Heppell (1975: 286 and 336) presents a tabulation of cases heard in the Second and Third Division courts at different times between 1860 and 1930, based on court records, which gives a useful picture of the types of cases brought before it. However, the District Court itself is mentioned only in passing, and a systematic study of its impact on traditional mechanisms of social control remains to be made.

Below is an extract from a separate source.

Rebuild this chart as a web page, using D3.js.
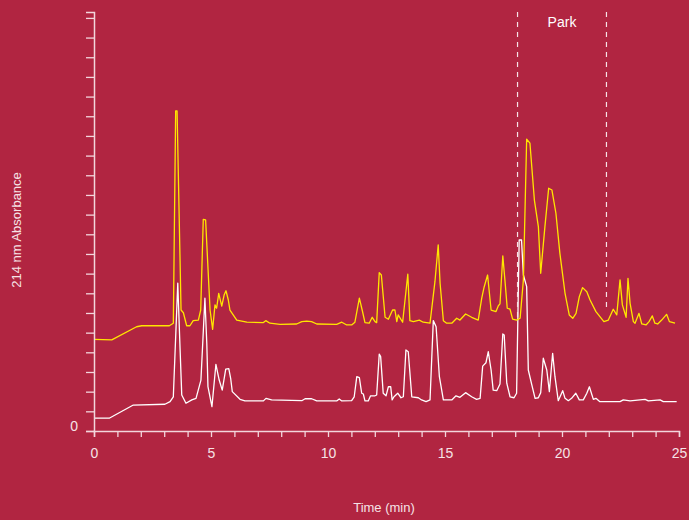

In the decades immediately before and after the turn of the century, the Iban came to be known as an extremely litigatious people owing to the frequent use they made of government courts (cf. Pringle 1970: 190-94; Ward 1966: 128-29). It is clear for the Saribas at least that courts were used, among other things, as an arena in which the authority of political rivals was challenged and inter community boundaries were contested in a time of rapid economic change and mounting population pressure. This is very much less true today, and it is interesting to note that the Saribas Iban now resort far less often to government courts than they did formerly. For example, in the Paku area of the Saribas, which has an Iban population of some four thousand persons, court hearings are extremely rare today, and even local bechara are infrequent; to my knowledge less than two dozen formal bechara, including longhouse bechara, have been held in the whole area since the Japanese occupation. This situation reflects, I believe, the continued resilience of adat and continuing effectiveness of the more informal process of longhouse conciliation described here. However, in the absence of a study of the District Court, it remains uncertain how wide spread these changes are among the Iban.